*Excerpted records:*
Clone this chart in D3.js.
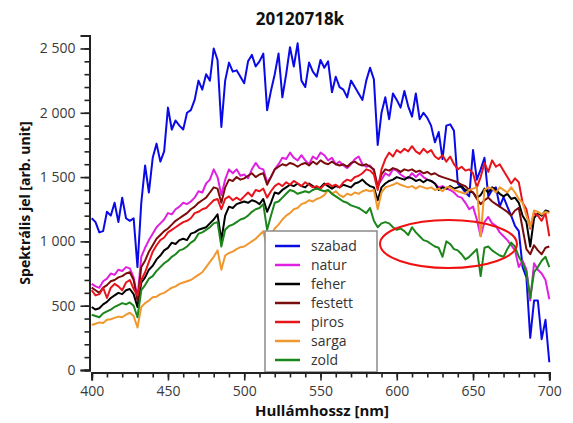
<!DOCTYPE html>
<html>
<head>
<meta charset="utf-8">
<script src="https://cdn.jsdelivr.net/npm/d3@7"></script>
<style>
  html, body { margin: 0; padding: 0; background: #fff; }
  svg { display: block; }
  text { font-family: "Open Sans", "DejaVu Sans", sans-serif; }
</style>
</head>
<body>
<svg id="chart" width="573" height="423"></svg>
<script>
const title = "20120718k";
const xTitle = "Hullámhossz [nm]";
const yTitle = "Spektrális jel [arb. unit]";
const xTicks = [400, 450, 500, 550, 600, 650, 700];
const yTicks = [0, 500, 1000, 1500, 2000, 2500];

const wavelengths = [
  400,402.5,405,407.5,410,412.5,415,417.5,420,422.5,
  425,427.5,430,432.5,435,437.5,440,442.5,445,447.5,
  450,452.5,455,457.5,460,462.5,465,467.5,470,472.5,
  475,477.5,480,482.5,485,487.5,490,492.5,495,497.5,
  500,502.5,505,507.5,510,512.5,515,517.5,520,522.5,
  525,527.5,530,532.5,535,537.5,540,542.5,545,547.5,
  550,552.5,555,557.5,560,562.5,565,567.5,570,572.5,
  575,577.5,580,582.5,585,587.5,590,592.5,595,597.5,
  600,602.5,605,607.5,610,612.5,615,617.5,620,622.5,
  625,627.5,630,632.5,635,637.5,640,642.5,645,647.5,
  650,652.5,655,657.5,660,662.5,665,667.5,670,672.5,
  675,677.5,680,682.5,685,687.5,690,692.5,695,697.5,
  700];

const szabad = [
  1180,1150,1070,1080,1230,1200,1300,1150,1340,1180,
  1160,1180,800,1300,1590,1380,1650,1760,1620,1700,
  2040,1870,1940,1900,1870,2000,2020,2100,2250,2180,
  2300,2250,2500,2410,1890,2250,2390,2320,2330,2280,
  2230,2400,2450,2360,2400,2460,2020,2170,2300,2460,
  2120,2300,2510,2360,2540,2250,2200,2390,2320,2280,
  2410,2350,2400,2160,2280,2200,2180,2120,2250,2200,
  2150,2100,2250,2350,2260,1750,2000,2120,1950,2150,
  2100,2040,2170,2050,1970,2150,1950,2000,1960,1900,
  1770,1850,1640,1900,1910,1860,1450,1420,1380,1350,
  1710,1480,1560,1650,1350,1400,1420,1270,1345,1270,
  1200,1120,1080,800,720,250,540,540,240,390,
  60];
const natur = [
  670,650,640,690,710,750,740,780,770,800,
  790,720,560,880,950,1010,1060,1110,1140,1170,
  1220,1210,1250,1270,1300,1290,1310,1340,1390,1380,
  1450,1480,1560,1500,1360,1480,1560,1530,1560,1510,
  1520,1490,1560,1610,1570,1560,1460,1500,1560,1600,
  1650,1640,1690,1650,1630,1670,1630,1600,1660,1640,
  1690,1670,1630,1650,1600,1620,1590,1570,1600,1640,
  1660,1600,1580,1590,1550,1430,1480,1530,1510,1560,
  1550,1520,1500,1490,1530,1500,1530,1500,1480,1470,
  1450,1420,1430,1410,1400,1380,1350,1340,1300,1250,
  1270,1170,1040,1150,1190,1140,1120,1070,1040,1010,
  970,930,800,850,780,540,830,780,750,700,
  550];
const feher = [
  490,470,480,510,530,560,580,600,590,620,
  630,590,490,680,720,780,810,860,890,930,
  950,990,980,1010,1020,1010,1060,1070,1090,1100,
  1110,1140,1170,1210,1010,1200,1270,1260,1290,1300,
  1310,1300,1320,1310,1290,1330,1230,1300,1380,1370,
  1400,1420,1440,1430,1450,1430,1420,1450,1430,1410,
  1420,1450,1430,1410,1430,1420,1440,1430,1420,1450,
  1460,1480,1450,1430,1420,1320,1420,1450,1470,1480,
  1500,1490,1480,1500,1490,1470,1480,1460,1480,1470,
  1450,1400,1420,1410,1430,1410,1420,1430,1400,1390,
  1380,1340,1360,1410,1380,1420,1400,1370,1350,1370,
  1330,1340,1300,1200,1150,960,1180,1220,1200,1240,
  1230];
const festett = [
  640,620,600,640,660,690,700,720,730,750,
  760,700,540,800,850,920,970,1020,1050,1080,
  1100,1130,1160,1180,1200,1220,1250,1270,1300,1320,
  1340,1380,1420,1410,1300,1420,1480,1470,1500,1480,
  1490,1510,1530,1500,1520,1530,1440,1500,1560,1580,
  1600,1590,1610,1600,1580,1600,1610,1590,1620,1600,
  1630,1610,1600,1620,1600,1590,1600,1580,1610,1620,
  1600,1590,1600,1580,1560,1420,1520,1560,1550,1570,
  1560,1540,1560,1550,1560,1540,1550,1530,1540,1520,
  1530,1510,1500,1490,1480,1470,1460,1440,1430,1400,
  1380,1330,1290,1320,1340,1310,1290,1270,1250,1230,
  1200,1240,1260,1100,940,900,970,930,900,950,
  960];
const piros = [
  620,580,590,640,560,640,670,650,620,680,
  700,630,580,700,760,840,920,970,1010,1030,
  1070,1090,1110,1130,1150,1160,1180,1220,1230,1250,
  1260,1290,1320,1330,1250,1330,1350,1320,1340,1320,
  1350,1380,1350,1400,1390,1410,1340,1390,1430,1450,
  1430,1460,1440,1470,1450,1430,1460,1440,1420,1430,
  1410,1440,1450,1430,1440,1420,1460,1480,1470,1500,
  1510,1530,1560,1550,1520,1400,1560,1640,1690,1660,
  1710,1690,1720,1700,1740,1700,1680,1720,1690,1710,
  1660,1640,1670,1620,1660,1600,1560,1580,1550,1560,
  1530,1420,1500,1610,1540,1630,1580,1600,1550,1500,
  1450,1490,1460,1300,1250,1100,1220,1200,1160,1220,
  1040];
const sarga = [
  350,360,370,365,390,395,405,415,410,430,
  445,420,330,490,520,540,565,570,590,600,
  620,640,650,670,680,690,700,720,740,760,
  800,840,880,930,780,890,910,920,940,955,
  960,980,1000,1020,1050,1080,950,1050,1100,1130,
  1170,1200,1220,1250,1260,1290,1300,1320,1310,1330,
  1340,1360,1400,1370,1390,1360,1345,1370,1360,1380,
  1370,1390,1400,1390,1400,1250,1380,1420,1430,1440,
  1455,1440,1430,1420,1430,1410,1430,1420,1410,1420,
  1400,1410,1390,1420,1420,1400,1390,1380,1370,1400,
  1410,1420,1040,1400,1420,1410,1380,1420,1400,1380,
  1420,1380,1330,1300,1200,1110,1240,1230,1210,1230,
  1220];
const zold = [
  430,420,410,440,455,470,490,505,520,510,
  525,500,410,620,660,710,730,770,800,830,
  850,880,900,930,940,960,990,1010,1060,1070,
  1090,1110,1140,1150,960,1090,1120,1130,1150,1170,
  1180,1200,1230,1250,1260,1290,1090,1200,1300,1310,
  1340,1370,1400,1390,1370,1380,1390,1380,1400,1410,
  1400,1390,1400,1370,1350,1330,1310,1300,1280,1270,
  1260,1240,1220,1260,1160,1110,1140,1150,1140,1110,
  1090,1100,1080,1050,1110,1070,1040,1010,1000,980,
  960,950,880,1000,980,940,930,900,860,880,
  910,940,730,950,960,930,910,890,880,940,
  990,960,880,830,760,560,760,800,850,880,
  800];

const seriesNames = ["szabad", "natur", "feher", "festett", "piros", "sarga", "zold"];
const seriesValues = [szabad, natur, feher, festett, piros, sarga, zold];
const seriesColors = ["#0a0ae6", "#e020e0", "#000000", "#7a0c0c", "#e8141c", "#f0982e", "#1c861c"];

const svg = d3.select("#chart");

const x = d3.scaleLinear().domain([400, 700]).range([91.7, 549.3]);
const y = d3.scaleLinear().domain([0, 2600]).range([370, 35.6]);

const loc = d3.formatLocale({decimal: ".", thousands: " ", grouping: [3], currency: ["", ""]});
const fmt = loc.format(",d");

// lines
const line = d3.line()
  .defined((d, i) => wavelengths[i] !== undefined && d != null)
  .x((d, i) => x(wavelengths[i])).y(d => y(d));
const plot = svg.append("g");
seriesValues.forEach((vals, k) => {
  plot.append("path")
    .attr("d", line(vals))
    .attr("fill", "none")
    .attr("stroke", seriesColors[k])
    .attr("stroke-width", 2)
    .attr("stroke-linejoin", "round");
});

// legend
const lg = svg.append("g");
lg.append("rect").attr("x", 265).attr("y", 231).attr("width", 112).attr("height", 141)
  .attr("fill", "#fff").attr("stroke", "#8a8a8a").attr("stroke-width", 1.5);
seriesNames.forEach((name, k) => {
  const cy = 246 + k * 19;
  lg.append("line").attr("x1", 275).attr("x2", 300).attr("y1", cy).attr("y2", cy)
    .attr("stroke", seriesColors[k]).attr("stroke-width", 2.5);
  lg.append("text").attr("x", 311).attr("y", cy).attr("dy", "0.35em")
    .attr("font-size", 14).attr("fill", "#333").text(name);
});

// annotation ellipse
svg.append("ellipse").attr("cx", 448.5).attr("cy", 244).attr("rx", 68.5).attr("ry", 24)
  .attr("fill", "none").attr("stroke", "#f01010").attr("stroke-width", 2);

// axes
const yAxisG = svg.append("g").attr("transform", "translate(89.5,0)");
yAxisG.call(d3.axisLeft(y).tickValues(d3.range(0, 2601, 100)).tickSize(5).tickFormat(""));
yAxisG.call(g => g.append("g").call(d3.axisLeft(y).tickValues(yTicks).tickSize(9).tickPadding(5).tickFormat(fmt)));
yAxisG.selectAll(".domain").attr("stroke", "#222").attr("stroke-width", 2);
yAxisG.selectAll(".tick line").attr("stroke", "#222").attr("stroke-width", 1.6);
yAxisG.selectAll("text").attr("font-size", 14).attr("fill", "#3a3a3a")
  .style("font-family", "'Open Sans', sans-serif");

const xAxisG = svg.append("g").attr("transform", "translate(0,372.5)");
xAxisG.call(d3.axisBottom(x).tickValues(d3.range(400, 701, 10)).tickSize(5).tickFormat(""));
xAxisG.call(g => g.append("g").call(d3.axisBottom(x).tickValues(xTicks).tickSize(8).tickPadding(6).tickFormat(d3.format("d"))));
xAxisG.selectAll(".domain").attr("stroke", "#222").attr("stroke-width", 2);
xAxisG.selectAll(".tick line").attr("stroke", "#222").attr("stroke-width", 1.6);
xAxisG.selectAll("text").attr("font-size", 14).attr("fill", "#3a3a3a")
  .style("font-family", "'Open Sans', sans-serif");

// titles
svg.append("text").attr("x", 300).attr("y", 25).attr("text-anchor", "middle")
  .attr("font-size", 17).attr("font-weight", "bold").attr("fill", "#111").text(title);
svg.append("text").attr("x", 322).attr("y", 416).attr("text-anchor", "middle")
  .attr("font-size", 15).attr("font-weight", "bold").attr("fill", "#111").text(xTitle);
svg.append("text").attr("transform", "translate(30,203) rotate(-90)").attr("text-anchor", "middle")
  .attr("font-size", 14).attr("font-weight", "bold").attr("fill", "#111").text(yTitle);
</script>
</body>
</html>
==
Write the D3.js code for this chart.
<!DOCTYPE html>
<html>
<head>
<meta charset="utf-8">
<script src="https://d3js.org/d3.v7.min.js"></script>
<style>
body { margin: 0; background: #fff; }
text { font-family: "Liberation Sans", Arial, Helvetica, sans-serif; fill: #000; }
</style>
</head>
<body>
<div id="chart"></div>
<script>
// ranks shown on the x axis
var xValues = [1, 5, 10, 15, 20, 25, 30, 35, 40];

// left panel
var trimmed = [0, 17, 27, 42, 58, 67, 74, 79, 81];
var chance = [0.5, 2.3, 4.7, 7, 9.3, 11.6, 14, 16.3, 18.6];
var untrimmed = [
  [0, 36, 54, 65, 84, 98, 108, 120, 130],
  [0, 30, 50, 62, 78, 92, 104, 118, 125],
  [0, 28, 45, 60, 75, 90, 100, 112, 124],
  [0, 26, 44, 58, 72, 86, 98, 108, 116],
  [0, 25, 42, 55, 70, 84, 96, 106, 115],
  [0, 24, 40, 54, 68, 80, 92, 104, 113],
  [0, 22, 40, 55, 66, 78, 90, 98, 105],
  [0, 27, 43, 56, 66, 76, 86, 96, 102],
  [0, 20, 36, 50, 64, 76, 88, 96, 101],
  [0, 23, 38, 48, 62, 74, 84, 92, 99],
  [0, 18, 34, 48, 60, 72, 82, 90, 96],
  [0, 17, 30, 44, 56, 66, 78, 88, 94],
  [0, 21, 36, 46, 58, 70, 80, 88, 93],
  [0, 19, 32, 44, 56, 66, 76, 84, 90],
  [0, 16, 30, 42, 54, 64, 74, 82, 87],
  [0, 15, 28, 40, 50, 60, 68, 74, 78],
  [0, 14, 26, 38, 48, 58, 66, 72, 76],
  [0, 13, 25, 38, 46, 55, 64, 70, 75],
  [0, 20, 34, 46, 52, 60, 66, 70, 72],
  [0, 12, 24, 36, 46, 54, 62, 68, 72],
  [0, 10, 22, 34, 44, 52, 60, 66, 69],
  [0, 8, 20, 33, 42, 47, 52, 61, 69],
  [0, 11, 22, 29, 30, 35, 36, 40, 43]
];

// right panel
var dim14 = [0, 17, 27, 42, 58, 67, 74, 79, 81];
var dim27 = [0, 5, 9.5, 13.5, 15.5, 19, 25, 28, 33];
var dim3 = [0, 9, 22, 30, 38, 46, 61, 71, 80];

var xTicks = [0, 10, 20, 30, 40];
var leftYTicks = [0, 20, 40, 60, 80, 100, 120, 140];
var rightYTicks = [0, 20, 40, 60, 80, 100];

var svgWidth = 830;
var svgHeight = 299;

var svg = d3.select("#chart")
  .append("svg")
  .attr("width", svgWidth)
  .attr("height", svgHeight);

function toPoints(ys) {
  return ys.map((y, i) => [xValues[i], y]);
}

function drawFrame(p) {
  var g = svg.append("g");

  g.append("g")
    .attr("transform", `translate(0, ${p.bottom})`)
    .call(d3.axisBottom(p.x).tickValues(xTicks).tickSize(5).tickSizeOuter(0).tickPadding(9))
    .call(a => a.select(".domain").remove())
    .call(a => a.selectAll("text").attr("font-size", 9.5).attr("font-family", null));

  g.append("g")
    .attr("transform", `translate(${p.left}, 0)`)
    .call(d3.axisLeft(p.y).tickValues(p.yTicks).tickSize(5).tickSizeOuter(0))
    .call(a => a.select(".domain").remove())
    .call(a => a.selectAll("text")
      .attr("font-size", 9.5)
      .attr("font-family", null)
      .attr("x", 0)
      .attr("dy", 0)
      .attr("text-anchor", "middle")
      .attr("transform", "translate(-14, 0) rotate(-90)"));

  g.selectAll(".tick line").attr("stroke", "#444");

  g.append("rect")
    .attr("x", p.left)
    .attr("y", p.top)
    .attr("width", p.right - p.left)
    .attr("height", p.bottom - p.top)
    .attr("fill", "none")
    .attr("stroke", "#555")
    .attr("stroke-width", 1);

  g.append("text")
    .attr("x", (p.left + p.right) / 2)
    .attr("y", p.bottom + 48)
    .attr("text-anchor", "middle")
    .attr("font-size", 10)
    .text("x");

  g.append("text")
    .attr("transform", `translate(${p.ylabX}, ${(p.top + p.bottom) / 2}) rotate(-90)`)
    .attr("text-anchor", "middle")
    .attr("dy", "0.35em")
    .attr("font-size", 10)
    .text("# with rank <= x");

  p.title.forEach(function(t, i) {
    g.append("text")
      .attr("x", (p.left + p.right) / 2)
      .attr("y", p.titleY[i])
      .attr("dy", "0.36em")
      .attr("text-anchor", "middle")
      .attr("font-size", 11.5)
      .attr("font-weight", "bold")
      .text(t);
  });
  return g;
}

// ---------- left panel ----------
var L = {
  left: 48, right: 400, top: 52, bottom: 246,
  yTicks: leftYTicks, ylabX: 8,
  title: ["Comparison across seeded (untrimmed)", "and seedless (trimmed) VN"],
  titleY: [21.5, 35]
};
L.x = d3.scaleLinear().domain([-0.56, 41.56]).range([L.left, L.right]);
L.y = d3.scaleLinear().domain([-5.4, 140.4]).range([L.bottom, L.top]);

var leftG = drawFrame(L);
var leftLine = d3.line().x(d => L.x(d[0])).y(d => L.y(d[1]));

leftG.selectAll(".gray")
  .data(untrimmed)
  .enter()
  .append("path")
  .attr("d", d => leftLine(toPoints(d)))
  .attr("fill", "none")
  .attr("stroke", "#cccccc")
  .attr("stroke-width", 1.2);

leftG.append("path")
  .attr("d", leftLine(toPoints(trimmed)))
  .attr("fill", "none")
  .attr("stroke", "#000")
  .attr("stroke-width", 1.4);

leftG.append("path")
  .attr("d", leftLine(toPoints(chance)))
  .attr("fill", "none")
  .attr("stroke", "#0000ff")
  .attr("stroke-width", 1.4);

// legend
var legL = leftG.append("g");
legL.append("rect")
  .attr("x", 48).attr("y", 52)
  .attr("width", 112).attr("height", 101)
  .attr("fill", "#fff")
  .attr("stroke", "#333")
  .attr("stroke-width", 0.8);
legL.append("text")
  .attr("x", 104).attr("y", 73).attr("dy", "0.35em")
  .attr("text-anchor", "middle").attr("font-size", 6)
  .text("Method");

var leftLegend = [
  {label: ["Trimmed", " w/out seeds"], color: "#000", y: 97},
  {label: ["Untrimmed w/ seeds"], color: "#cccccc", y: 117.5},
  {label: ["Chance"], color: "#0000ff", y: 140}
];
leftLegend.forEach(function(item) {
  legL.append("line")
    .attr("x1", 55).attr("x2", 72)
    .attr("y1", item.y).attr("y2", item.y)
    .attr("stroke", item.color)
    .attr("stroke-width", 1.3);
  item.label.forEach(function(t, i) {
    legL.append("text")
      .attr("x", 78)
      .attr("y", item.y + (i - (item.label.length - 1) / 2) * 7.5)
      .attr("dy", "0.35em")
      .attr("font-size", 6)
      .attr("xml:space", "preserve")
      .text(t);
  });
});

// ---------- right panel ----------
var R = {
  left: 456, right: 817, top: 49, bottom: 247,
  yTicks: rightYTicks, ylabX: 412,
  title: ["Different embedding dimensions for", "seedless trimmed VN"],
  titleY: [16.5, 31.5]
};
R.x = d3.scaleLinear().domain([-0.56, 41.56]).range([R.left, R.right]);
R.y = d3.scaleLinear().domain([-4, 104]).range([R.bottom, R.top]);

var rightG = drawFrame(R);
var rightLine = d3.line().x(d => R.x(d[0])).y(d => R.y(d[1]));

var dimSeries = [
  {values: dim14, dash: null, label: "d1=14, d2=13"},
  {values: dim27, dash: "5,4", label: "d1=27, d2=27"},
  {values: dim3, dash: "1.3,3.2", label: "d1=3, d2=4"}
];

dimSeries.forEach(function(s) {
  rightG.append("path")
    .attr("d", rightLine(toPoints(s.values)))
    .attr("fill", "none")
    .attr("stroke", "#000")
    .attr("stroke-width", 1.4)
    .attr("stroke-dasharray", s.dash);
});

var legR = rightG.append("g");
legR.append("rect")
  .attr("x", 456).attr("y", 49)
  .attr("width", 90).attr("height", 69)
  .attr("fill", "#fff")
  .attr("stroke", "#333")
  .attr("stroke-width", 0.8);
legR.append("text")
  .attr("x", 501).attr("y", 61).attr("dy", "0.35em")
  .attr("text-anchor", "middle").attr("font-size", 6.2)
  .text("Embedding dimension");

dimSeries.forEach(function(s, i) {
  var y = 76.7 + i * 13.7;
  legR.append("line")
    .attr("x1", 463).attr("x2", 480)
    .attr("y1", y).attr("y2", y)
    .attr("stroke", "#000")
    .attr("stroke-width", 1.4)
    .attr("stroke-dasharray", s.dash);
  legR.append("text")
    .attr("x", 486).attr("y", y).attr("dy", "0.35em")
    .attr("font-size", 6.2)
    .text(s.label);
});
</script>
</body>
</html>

*Task brief:*
From the line containing "Clone this chart in D3.js." through the line containing "const yTicks = [0, 500, 1000, 1500, 2000, 2500];", copy every line above exactly, without pictures.

*Expected answer:*
Clone this chart in D3.js.
<!DOCTYPE html>
<html>
<head>
<meta charset="utf-8">
<script src="https://cdn.jsdelivr.net/npm/d3@7"></script>
<style>
  html, body { margin: 0; padding: 0; background: #fff; }
  svg { display: block; }
  text { font-family: "Open Sans", "DejaVu Sans", sans-serif; }
</style>
</head>
<body>
<svg id="chart" width="573" height="423"></svg>
<script>
const title = "20120718k";
const xTitle = "Hullámhossz [nm]";
const yTitle = "Spektrális jel [arb. unit]";
const xTicks = [400, 450, 500, 550, 600, 650, 700];
const yTicks = [0, 500, 1000, 1500, 2000, 2500];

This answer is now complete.